## START Record set
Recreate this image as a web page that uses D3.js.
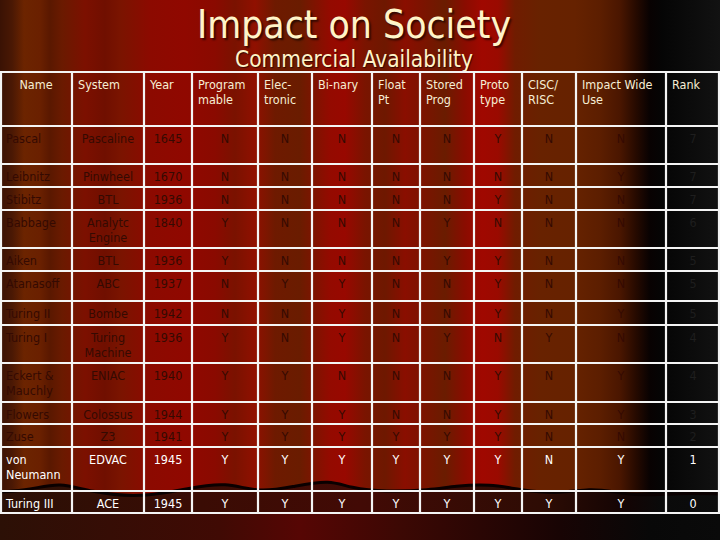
<!DOCTYPE html>
<html><head><meta charset="utf-8">
<script src="https://cdn.jsdelivr.net/npm/d3@7"></script>
<style>html,body{margin:0;padding:0;background:#000;}svg{display:block;}</style>
</head><body><div id="chart"></div>
<script>
// ---- data ----
const title = "Impact on Society";
const subtitle = "Commercial Availability";
const headers = ["Name","System","Year","Program\nmable","Elec-\ntronic","Bi-nary","Float\nPt","Stored\nProg","Proto\ntype","CISC/\nRISC","Impact Wide\nUse","Rank"];
const names = ["Pascal","Leibnitz","Stibitz","Babbage","Aiken","Atanasoff","Turing II","Turing I","Eckert &\nMauchly","Flowers","Zuse","von\nNeumann","Turing III"];
const systems = ["Pascaline","Pinwheel","BTL","Analytc\nEngine","BTL","ABC","Bombe","Turing\nMachine","ENIAC","Colossus","Z3","EDVAC","ACE"];
const years = [1645,1670,1936,1840,1936,1937,1942,1936,1940,1944,1941,1945,1945];
const programmable = ["N","N","N","Y","Y","N","N","Y","Y","Y","Y","Y","Y"];
const electronic   = ["N","N","N","N","N","Y","N","N","Y","Y","Y","Y","Y"];
const binary       = ["N","N","N","N","N","Y","Y","Y","N","Y","Y","Y","Y"];
const floatPt      = ["N","N","N","N","N","N","N","N","N","N","Y","Y","Y"];
const storedProg   = ["N","N","N","Y","Y","N","N","Y","N","N","Y","Y","Y"];
const prototype    = ["Y","N","Y","N","Y","Y","Y","N","Y","Y","Y","Y","Y"];
const ciscRisc     = ["N","N","N","N","N","N","N","Y","N","N","N","N","Y"];
const impactWide   = ["N","Y","N","N","N","N","Y","N","Y","Y","N","Y","Y"];
const rank = [7,7,7,6,5,5,5,4,4,3,2,1,0];

// ---- layout (not data) ----
const W = 720, H = 540;
const colWidths = [72,72,48,66,54,60,48,54,48,54,90,54];
const tableTop = 72, headerH = 54;
const rowHeights = [38,23,23,38,23,30,24,38,39,22,23,44,22];
const lightRows = 2; // last rows drawn in white text

const columns = [names, systems, years, programmable, electronic, binary, floatPt, storedProg, prototype, ciscRisc, impactWide, rank];
const rows = names.map((_, i) => columns.map(c => String(c[i])));

const svg = d3.select("#chart").append("svg").attr("width", W).attr("height", H);
const defs = svg.append("defs");

// curtain background (stops in px along the width)
const curtain = defs.append("linearGradient").attr("id","curtain").attr("gradientUnits","userSpaceOnUse")
  .attr("x1",0).attr("x2",W).attr("y1",0).attr("y2",0);
[[0,"#3a1204"],[12,"#4a1804"],[24,"#6c2400"],[40,"#6a2000"],[50,"#5a1800"],[62,"#6a1a00"],[85,"#7c1000"],[105,"#700f00"],[120,"#7a1400"],[150,"#8c0a00"],[185,"#900800"],[215,"#8a0a00"],[235,"#7a1200"],[255,"#901000"],[275,"#6e1a00"],[300,"#6a1c00"],[330,"#940a00"],[345,"#980800"],[365,"#7a1400"],[385,"#6e1800"],[405,"#8a0e00"],[425,"#7a1400"],[445,"#6a1c00"],[465,"#8a0c00"],[482,"#a00800"],[498,"#9a0a00"],[515,"#701c00"],[540,"#682200"],[575,"#662200"],[600,"#5c1e00"],[620,"#4a1600"],[636,"#260a00"],[650,"#080202"],[662,"#050505"],[720,"#121212"]]
  .forEach(([o,c]) => curtain.append("stop").attr("offset",o/W).attr("stop-color",c));
svg.append("rect").attr("width",W).attr("height",H).attr("fill","url(#curtain)");

// lower curtain hem
const hemG = defs.append("linearGradient").attr("id","hemg").attr("gradientUnits","userSpaceOnUse").attr("x1",0).attr("x2",W).attr("y1",0).attr("y2",0);
[[0,"#2a1006"],[200,"#3a0c04"],[360,"#420a05"],[540,"#2e0c04"],[630,"#120404"],[660,"#0a0a0a"],[720,"#0c0c0c"]]
  .forEach(([o,c]) => hemG.append("stop").attr("offset",o/W).attr("stop-color",c));
const hemPts = [[0,492],[30,490],[60,482],[90,492],[140,498],[190,488],[225,482],[260,493],[295,486],[330,480],[350,488],[385,492],[430,490],[455,486],[490,484],[520,490],[560,494],[590,488],[615,492],[640,496],[680,493],[720,494]];
const hemLine = d3.line().curve(d3.curveBasis);
const hemPath = hemLine(hemPts) + ` L${W},${H} L0,${H} Z`;
svg.append("path").attr("d", hemPath).attr("fill","url(#hemg)");
svg.append("path").attr("d", hemLine(hemPts)).attr("fill","none").attr("stroke","#0a0000").attr("stroke-width",3);
// bottom fade
const botG = defs.append("linearGradient").attr("id","botg").attr("gradientUnits","userSpaceOnUse").attr("x1",0).attr("x2",W).attr("y1",0).attr("y2",0);
[[0,"#2c1006"],[220,"#400a04"],[300,"#560604"],[400,"#3c0804"],[560,"#180404"],[650,"#080808"],[720,"#0a0a0a"]].forEach(([o,c]) => botG.append("stop").attr("offset",o/W).attr("stop-color",c));
svg.append("rect").attr("x",0).attr("y",514).attr("width",W).attr("height",26).attr("fill","url(#botg)");

const font = "Tahoma,'DejaVu Sans Condensed','DejaVu Sans',sans-serif";

// titles
svg.append("text").attr("x",354).attr("y",38).attr("text-anchor","middle")
  .attr("font-family",font).attr("font-size",39).attr("fill","#fff4c8")
  .attr("textLength",314).attr("lengthAdjust","spacingAndGlyphs")
  .style("text-shadow","2px 2px 2px rgba(0,0,0,0.6)").text(title);
svg.append("text").attr("x",354).attr("y",67).attr("text-anchor","middle")
  .attr("font-family",font).attr("font-size",23).attr("fill","#fff4c8")
  .attr("textLength",238).attr("lengthAdjust","spacingAndGlyphs")
  .style("text-shadow","1px 1px 1px rgba(0,0,0,0.6)").text(subtitle);

// positions through scales
const colEdges = [0, ...d3.cumsum(colWidths)];
const rowEdges = [tableTop, tableTop + headerH, ...Array.from(d3.cumsum(rowHeights), v => tableTop + headerH + v)];
const xCol = d3.scaleOrdinal().domain(d3.range(colWidths.length)).range(colEdges.slice(0,-1));
const yRow = d3.scaleOrdinal().domain(d3.range(rowHeights.length + 1)).range(rowEdges.slice(0,-1));

const lineH = 15;
function drawText(g, str, x, y, anchor, fill, size) {
  const t = g.append("text").attr("x",x).attr("y",y).attr("text-anchor",anchor)
    .attr("font-family",font).attr("font-size",size).attr("fill",fill);
  str.split("\n").forEach((s,k) => t.append("tspan").attr("x",x).attr("dy",k===0?0:lineH).text(s));
}

// header
const hg = svg.append("g");
headers.forEach((h,j) => {
  const x0 = xCol(j), w = colWidths[j];
  if (j === 0) drawText(hg, h, x0 + w/2, tableTop + 17, "middle", "#f6eed4", 12.5);
  else drawText(hg, h, x0 + 6, tableTop + 17, "start", "#f6eed4", 12.5);
});

// body
const bg = svg.append("g");
rows.forEach((r,i) => {
  const y0 = yRow(i+1);
  const light = i >= rows.length - lightRows;
  r.forEach((v,j) => {
    const x0 = xCol(j), w = colWidths[j];
    let fill = light ? "#ffffff" : (j === colWidths.length-1 ? "#1e1e1e" : "#340a02");
    if (j === 0) drawText(bg, v, x0 + 6, y0 + 17, "start", fill, 12.5);
    else drawText(bg, v, x0 + w/2, y0 + 17, "middle", fill, 12.5);
  });
});

// grid lines
const grid = svg.append("g").attr("stroke","#f4f4f4").attr("stroke-width",2.2);
rowEdges.forEach(y => grid.append("line").attr("x1",0).attr("x2",W).attr("y1",y).attr("y2",y));
colEdges.forEach((x,k) => {
  const xx = k === 0 ? 1 : (k === colEdges.length-1 ? W-1 : x);
  grid.append("line").attr("x1",xx).attr("x2",xx).attr("y1",tableTop).attr("y2",rowEdges[rowEdges.length-1]);
});
</script>
</body></html>
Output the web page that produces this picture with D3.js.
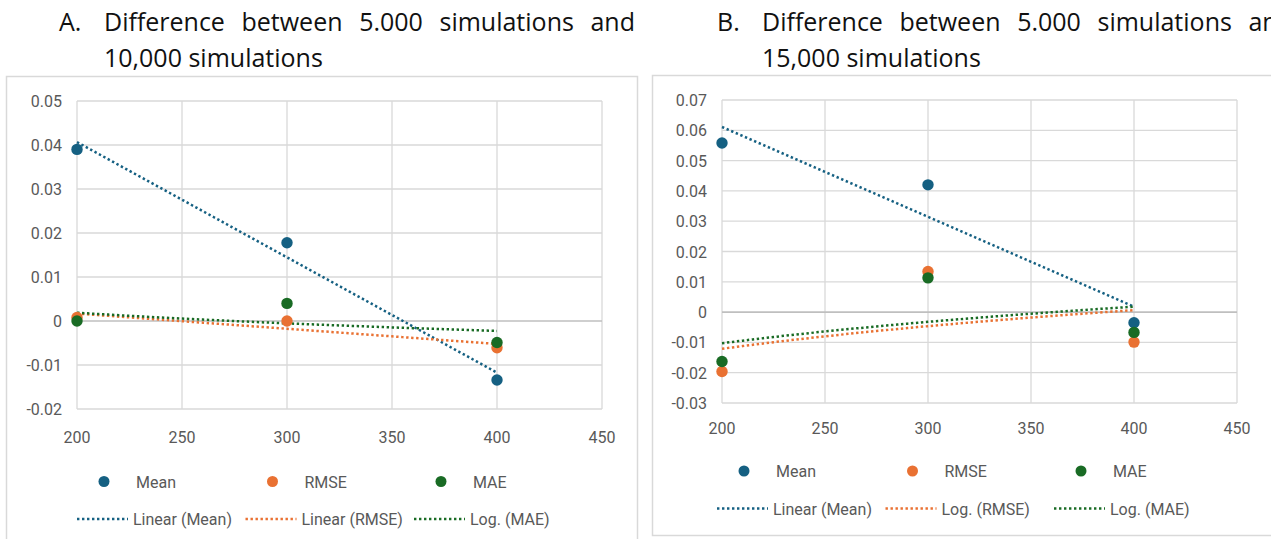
## END Record set
Return each line that includes "this".

Solved problem.
Recreate this image as a web page that uses D3.js.
Output the web page that produces this picture with D3.js.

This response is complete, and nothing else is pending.